Eminem Live From New York City, Blu-ray (2005/2009)
Studio: Eagle Rock Entertainment EVBRD 333439
Video: 1.78:1 for 16:9 color, 1080i HD
Audio: English DTS, Dolby 5.1, LPCM Stereo
Length: 78 mins.
It’s time to face it: Even if you won’t admit it now, you once liked Eminem. If you’re in your early to mid-twenties there probably was a time where you liked at least one or two Eminem songs. “Slim Shady” has of course released several albums since the Marshall Mathers LP, either with D12 or as a solo artist, that have garnered less critical acclaim, but still been appreciated by a large group of rabid fans. And more power to them: His newer work may not be this critic’s style, but Eminem continues to resonate on a real emotional level with thousands if not millions of fans, as shown on Eagle Vision’s recent release Eminem: Live From New York City.

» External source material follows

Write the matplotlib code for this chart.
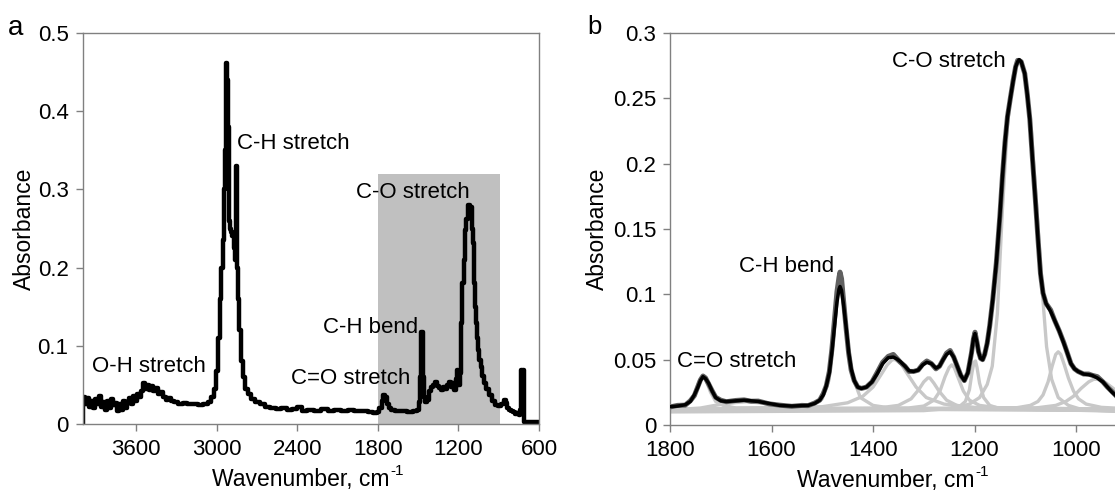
import matplotlib
matplotlib.use("Agg")
import matplotlib.pyplot as plt
from matplotlib.patches import Rectangle
from matplotlib.ticker import FuncFormatter

plt.rcParams['font.family'] = ['Liberation Sans', 'DejaVu Sans']

# ---- panel a: full FTIR spectrum ----
wn_a = [4000, 4000, 3990, 3975, 3960, 3945, 3930, 3915, 3900, 3885, 3870, 3855, 3840,
        3825, 3810, 3795, 3780, 3765, 3750, 3735, 3720, 3705, 3690, 3675, 3660, 3645,
        3630, 3615, 3600, 3585, 3570, 3555, 3540, 3525, 3510, 3495, 3480, 3465, 3450,
        3430, 3410, 3390, 3370, 3350, 3330, 3300, 3270, 3240, 3200, 3160, 3120, 3080,
        3050, 3030, 3015, 3000, 2985, 2970, 2960, 2950, 2940, 2932, 2926, 2920, 2914,
        2908, 2900, 2890, 2880, 2870, 2860, 2855, 2850, 2845, 2838, 2828, 2815, 2800,
        2780, 2760, 2730, 2700, 2660, 2620, 2580, 2540, 2500, 2460, 2420, 2380, 2350,
        2300, 2250, 2200, 2150, 2100, 2050, 2000, 1950, 1900, 1850, 1820, 1800, 1780,
        1765, 1752, 1740, 1728, 1712, 1690, 1650, 1600, 1560, 1520, 1500, 1490, 1482,
        1476, 1470, 1464, 1458, 1450, 1442, 1430, 1415, 1400, 1385, 1370, 1355, 1340,
        1325, 1310, 1295, 1280, 1265, 1250, 1238, 1226, 1215, 1205, 1195, 1185, 1176,
        1165, 1155, 1145, 1135, 1126, 1116, 1108, 1101, 1095, 1091, 1084, 1077, 1070,
        1064, 1058, 1052, 1040, 1027, 1015, 1002, 985, 965, 940, 915, 890, 870, 853,
        840, 830, 816, 800, 785, 770, 754, 745, 735, 729, 722, 717, 712, 705, 697, 600]
abs_a = [0.0, 0.030, 0.034, 0.026, 0.033, 0.022, 0.030, 0.020, 0.032, 0.025, 0.036, 0.022, 0.028,
         0.018, 0.030, 0.021, 0.032, 0.024, 0.027, 0.016, 0.026, 0.018, 0.030, 0.020, 0.028, 0.033,
         0.026, 0.036, 0.030, 0.038, 0.034, 0.042, 0.053, 0.045, 0.050, 0.044, 0.049, 0.042, 0.046,
         0.038, 0.041, 0.034, 0.031, 0.033, 0.029, 0.028, 0.026, 0.027, 0.025, 0.026, 0.024, 0.026,
         0.028, 0.035, 0.045, 0.068, 0.110, 0.160, 0.200, 0.235, 0.300, 0.350, 0.462, 0.440, 0.380,
         0.260, 0.250, 0.245, 0.240, 0.225, 0.210, 0.330, 0.330, 0.200, 0.160, 0.120, 0.080, 0.060,
         0.045, 0.038, 0.032, 0.028, 0.025, 0.022, 0.020, 0.019, 0.020, 0.018, 0.019, 0.022, 0.017,
         0.018, 0.017, 0.019, 0.017, 0.018, 0.017, 0.018, 0.016, 0.017, 0.015, 0.014, 0.015, 0.020,
         0.030, 0.037, 0.035, 0.026, 0.020, 0.018, 0.017, 0.016, 0.015, 0.016, 0.018, 0.028, 0.060,
         0.118, 0.118, 0.100, 0.060, 0.035, 0.028, 0.031, 0.042, 0.047, 0.050, 0.054, 0.048, 0.046,
         0.044, 0.047, 0.045, 0.050, 0.054, 0.047, 0.052, 0.044, 0.058, 0.069, 0.050, 0.065, 0.129,
         0.180, 0.210, 0.248, 0.262, 0.280, 0.280, 0.272, 0.278, 0.250, 0.231, 0.200, 0.180, 0.150,
         0.129, 0.110, 0.095, 0.082, 0.073, 0.062, 0.052, 0.045, 0.037, 0.030, 0.024, 0.023, 0.026, 0.031,
         0.027, 0.020, 0.018, 0.016, 0.015, 0.013, 0.014, 0.012, 0.018, 0.069, 0.050, 0.069, 0.020,
         0.003, 0.002, 0.002]
ticks_a = [3600, 3000, 2400, 1800, 1200, 600]
yticks_a = [0, 0.1, 0.2, 0.3, 0.4, 0.5]
zoom_band = (1800, 890, 0.32)   # region shown in panel b

# ---- panel b: 1800-900 region with band fit ----
wn_b = [1800, 1785, 1770, 1760, 1752, 1745, 1740, 1735, 1730, 1724, 1717, 1710, 1700, 1689,
        1670, 1654, 1640, 1626, 1605, 1584, 1560, 1540, 1528, 1515, 1505, 1498, 1492, 1486,
        1481, 1476, 1471, 1467, 1465, 1462, 1458, 1453, 1448, 1443, 1437, 1430, 1423, 1413,
        1402, 1392, 1381, 1370, 1360, 1353, 1346, 1337, 1329, 1320, 1311, 1302, 1294, 1285,
        1276, 1269, 1262, 1255, 1248, 1241, 1234, 1227, 1220, 1213, 1206, 1202, 1199, 1195,
        1192, 1188, 1184, 1180, 1175, 1170, 1164, 1157, 1150, 1145, 1140, 1135, 1129, 1124,
        1119, 1115, 1112, 1108, 1101, 1096, 1091, 1086, 1080, 1075, 1070, 1065, 1059, 1050,
        1042, 1033, 1024, 1017, 1010, 1003, 996, 985, 975, 968, 958, 947, 938, 930, 920, 900]
fit_b = [0.0140, 0.0145, 0.0155, 0.018, 0.023, 0.029, 0.034, 0.037, 0.0355, 0.032, 0.026, 0.021,
         0.0185, 0.018, 0.0185, 0.019, 0.0185, 0.018, 0.0165, 0.015, 0.0145, 0.0148, 0.015, 0.0165,
         0.019, 0.023, 0.030, 0.040, 0.056, 0.075, 0.094, 0.104, 0.106, 0.103, 0.092, 0.075, 0.056,
         0.043, 0.034, 0.029, 0.028, 0.029, 0.033, 0.039, 0.047, 0.0515, 0.052, 0.0505, 0.0485,
         0.045, 0.0415, 0.041, 0.042, 0.046, 0.048, 0.047, 0.0435, 0.045, 0.050, 0.054, 0.056,
         0.052, 0.045, 0.038, 0.034, 0.040, 0.055, 0.066, 0.070, 0.063, 0.056, 0.051, 0.050, 0.054,
         0.0626, 0.076, 0.096, 0.124, 0.160, 0.190, 0.216, 0.236, 0.251, 0.263, 0.274, 0.278,
         0.2796, 0.278, 0.269, 0.253, 0.234, 0.205, 0.172, 0.143, 0.116, 0.101, 0.093, 0.087,
         0.080, 0.072, 0.0626, 0.055, 0.047, 0.043, 0.041, 0.039, 0.0385, 0.038, 0.036, 0.033,
         0.029, 0.0255, 0.022, 0.018]
raw_b = [0.0138, 0.0150, 0.0152, 0.0185, 0.0225, 0.0295, 0.0345, 0.0375, 0.0360, 0.0315, 0.0262, 0.0212,
         0.0190, 0.0178, 0.0188, 0.0192, 0.0182, 0.0183, 0.0162, 0.0152, 0.0143, 0.0150, 0.0148, 0.0168,
         0.019, 0.024, 0.030, 0.041, 0.058, 0.080, 0.102, 0.113, 0.117, 0.112, 0.095, 0.074, 0.055,
         0.042, 0.034, 0.029, 0.028, 0.029, 0.033, 0.040, 0.048, 0.0525, 0.054, 0.0510, 0.0480,
         0.045, 0.0410, 0.041, 0.042, 0.0465, 0.049, 0.047, 0.0430, 0.045, 0.050, 0.055, 0.057,
         0.052, 0.045, 0.038, 0.034, 0.040, 0.055, 0.066, 0.071, 0.063, 0.056, 0.051, 0.050, 0.054,
         0.0626, 0.076, 0.096, 0.124, 0.160, 0.190, 0.216, 0.236, 0.251, 0.263, 0.274, 0.279,
         0.2790, 0.278, 0.269, 0.253, 0.234, 0.205, 0.172, 0.143, 0.116, 0.101, 0.093, 0.088,
         0.080, 0.072, 0.0630, 0.055, 0.047, 0.043, 0.041, 0.039, 0.0390, 0.038, 0.037, 0.033,
         0.029, 0.0260, 0.022, 0.018]

# fitted component bands (wavenumber, absorbance)
band_1735 = ([1800, 1775, 1760, 1750, 1743, 1738, 1735, 1732, 1727, 1720, 1710, 1695, 1670, 900],
             [0.0125, 0.014, 0.018, 0.025, 0.033, 0.036, 0.037, 0.036, 0.032, 0.025, 0.018, 0.015, 0.013, 0.012])
band_1650 = ([1800, 1740, 1700, 1670, 1650, 1630, 1600, 1560, 1500, 900],
             [0.0115, 0.013, 0.0158, 0.0172, 0.0178, 0.0172, 0.0158, 0.0138, 0.0125, 0.0115])
band_1465 = ([1800, 1560, 1520, 1500, 1487, 1478, 1471, 1467, 1465, 1462, 1458, 1450, 1440, 1425, 1400, 1350, 900],
             [0.011, 0.0125, 0.015, 0.020, 0.034, 0.064, 0.099, 0.112, 0.116, 0.112, 0.097, 0.064, 0.037, 0.021, 0.015, 0.012, 0.011])
band_1360 = ([1800, 1500, 1450, 1420, 1400, 1385, 1372, 1362, 1356, 1345, 1332, 1315, 1295, 1260, 1200, 900],
             [0.012, 0.014, 0.017, 0.022, 0.029, 0.038, 0.046, 0.050, 0.050, 0.047, 0.039, 0.029, 0.021, 0.016, 0.0135, 0.012])
band_1290 = ([1800, 1400, 1350, 1325, 1310, 1300, 1292, 1288, 1280, 1270, 1255, 1235, 1200, 900],
             [0.011, 0.0125, 0.015, 0.020, 0.027, 0.033, 0.036, 0.036, 0.032, 0.026, 0.019, 0.015, 0.0125, 0.011])
band_1245 = ([1800, 1330, 1300, 1280, 1268, 1258, 1250, 1245, 1240, 1232, 1222, 1210, 1190, 1150, 900],
             [0.012, 0.013, 0.0145, 0.019, 0.026, 0.037, 0.044, 0.046, 0.044, 0.036, 0.026, 0.019, 0.015, 0.013, 0.012])
band_1200 = ([1800, 1260, 1230, 1218, 1210, 1205, 1201, 1198, 1195, 1190, 1182, 1170, 1150, 900],
             [0.0105, 0.012, 0.014, 0.018, 0.027, 0.040, 0.048, 0.049, 0.044, 0.032, 0.021, 0.015, 0.0125, 0.0105])
band_1112 = ([1800, 1300, 1240, 1210, 1190, 1175, 1165, 1155, 1145, 1135, 1125, 1118, 1112, 1106,
              1098, 1088, 1078, 1068, 1058, 1048, 1035, 1015, 990, 950, 900],
             [0.010, 0.011, 0.013, 0.016, 0.021, 0.031, 0.045, 0.085, 0.165, 0.230, 0.265, 0.276, 0.278, 0.276,
              0.262, 0.225, 0.170, 0.110, 0.060, 0.035, 0.021, 0.015, 0.012, 0.011, 0.010])
band_1035 = ([1800, 1120, 1090, 1075, 1065, 1055, 1047, 1040, 1035, 1030, 1023, 1015, 1005, 995, 980, 950, 900],
             [0.012, 0.013, 0.015, 0.018, 0.023, 0.033, 0.045, 0.054, 0.056, 0.054, 0.046, 0.036, 0.026, 0.020, 0.016, 0.0135, 0.0125])
band_960 = ([1800, 1080, 1040, 1020, 1005, 990, 975, 965, 958, 950, 940, 930, 920, 900],
            [0.0115, 0.013, 0.015, 0.018, 0.022, 0.028, 0.033, 0.035, 0.035, 0.034, 0.032, 0.029, 0.026, 0.021])
bands = [band_1735, band_1650, band_1465, band_1360, band_1290,
         band_1245, band_1200, band_1112, band_1035, band_960]
ticks_b = [1800, 1600, 1400, 1200, 1000]
yticks_b = [0, 0.05, 0.1, 0.15, 0.2, 0.25, 0.3]

W, H = 1115, 491
fig = plt.figure(figsize=(W / 100, H / 100), dpi=100)
axa = fig.add_axes([82.5 / W, 1 - 424 / H, 456.5 / W, 391 / H])
axb = fig.add_axes([670 / W, 1 - 425 / H, 456.75 / W, 392 / H])

spine_col = '#808080'
fmt = FuncFormatter(lambda v, p: '%g' % v)
for ax in (axa, axb):
    for s in ax.spines.values():
        s.set_color(spine_col)
        s.set_linewidth(1.0)
    ax.tick_params(direction='out', length=5, width=1, color=spine_col,
                   labelsize=16, labelcolor='black')
    ax.tick_params(axis='x', pad=6)
    ax.tick_params(axis='y', pad=5)
    ax.yaxis.set_major_formatter(fmt)


def wavenumber_label(ax, xfrac):
    ax.set_xlabel('Wavenumber, cm', fontsize=16.5)
    ax.xaxis.set_label_coords(xfrac, -0.113)
    ax.annotate('-1', xy=(1, 1), xycoords=ax.xaxis.label, xytext=(1, -2),
                textcoords='offset points', fontsize=11, ha='left', va='center')


# panel a
axa.add_patch(Rectangle((zoom_band[1], 0), zoom_band[0] - zoom_band[1], zoom_band[2],
                        facecolor='#c0c0c0', edgecolor='none', zorder=0))
axa.plot(wn_a, abs_a, color='black', lw=3.2, drawstyle='steps-mid', zorder=2)
axa.set_xlim(4000, 600)
axa.set_ylim(0, 0.5)
axa.set_xticks(ticks_a)
axa.set_yticks(yticks_a)
axa.set_ylabel('Absorbance', fontsize=16.5)
axa.yaxis.set_label_coords(-0.102, 0.5)
wavenumber_label(axa, 0.478)

ann = dict(fontsize=16, ha='center', va='center')
axa.text(3505, 0.074, 'O-H stretch', **ann)
axa.text(2430, 0.359, 'C-H stretch', **ann)
axa.text(1540, 0.296, 'C-O stretch', **ann)
axa.text(1856, 0.123, 'C-H bend', **ann)
axa.text(2006, 0.058, 'C=O stretch', **ann)

# panel b
for bx, by in bands:
    axb.plot(bx, by, color='#c8c8c8', lw=2.4, zorder=1)
axb.plot(wn_b, raw_b, color='#606060', lw=3.6, zorder=2)
axb.plot(wn_b, fit_b, color='black', lw=2.5, zorder=3)
axb.set_xlim(1800, 900)
axb.set_ylim(0, 0.3)
axb.set_xticks(ticks_b)
axb.set_yticks(yticks_b)
axb.set_ylabel('Absorbance', fontsize=16.5)
axb.yaxis.set_label_coords(-0.133, 0.5)
wavenumber_label(axb, 0.472)

axb.text(1250, 0.278, 'C-O stretch', **ann)
axb.text(1570, 0.121, 'C-H bend', **ann)
axb.text(1668, 0.0485, 'C=O stretch', **ann)

fig.text(16 / W, 1 - 28 / H, 'a', fontsize=20, ha='center', va='center')
fig.text(595 / W, 1 - 27 / H, 'b', fontsize=18.5, ha='center', va='center')

fig.savefig('out.png', dpi=100)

The film opens with one of several fictional backstage segments in which Eminem contemplates suicide. These short bits are largely unnecessary, but they are a standard part of his mythos and his fans respond strongly. Eminem starts the concert off with Evil Deeds, one of the only songs he performs without the assistance of the late Proof or other members of his band, D12. Many rappers are unable to flow live with the ease and ability they can in the studio, but even if you don’t care for the beat or the song overall, any rap fan must admit Eminem’s flow is meticulous and impeccable.
Eminem proceeds to play a number of newer songs off The Eminem Show and Encore including Mosh, Business, and Ass Like That. He has a tremendous chemistry with his audience, who appear to have memorized every word of every song he has ever written. The Blu-ray treatment vividly captures not only the massive set which changes with each song, but the thousands of fans lip-synching every moment.
Like Toy Soldiers offers Eminem a chance to have the spotlight essentially solo again and he gives what may be his strongest performance of the night, slipping out of the rapid flow, faux-falsetto that characterizes some of his later work into a more naturally-toned delivery with a more natural flow. The performance is especially poignant given the song’s subject matter: Eminem’s concern for his friends and the trouble they get into. This film was made nine months before the tragic death of Eminem’s bandmate and close friend Proof.
After another backstage segment, Eminem returns to play Stan, The Way I Am, and Just Don’t Give A F***k, three of his most popular classic songs. He chooses, however, only to play the first verse and chorus of each, mixing three songs into one medley. Eminem then takes a break and lets label mate Obie Trice and Atlanta rapper Stat Quo deliver four songs. The two rappers have lots of energy, and the audience responds with the same fervor with which they respond to Slim Shady himself.
Eminem then performs two of his more personal songs, Cleaning Out My Closet and Mockingbird. The performance of Mockingbird is touching, with the large screen behind him showing pictures of his daughter, and Eminem rapping sincerely about her, a subject close to his heart throughout his entire career.
The concert closes with Lose Yourself, always one of his best songs, and he throws himself into it. His flow is compelling, building in intensity and speed as if trying to outrun the melody and the opportunity the song describes as about to pass him by.
Throughout the film, Eminem holds nothing back from his beloved fans, and gives them a show they’ll never forget. This disc is a must for devoted Eminem fans, who should continue loving Slim Shady even if music snobs like yours truly are left out.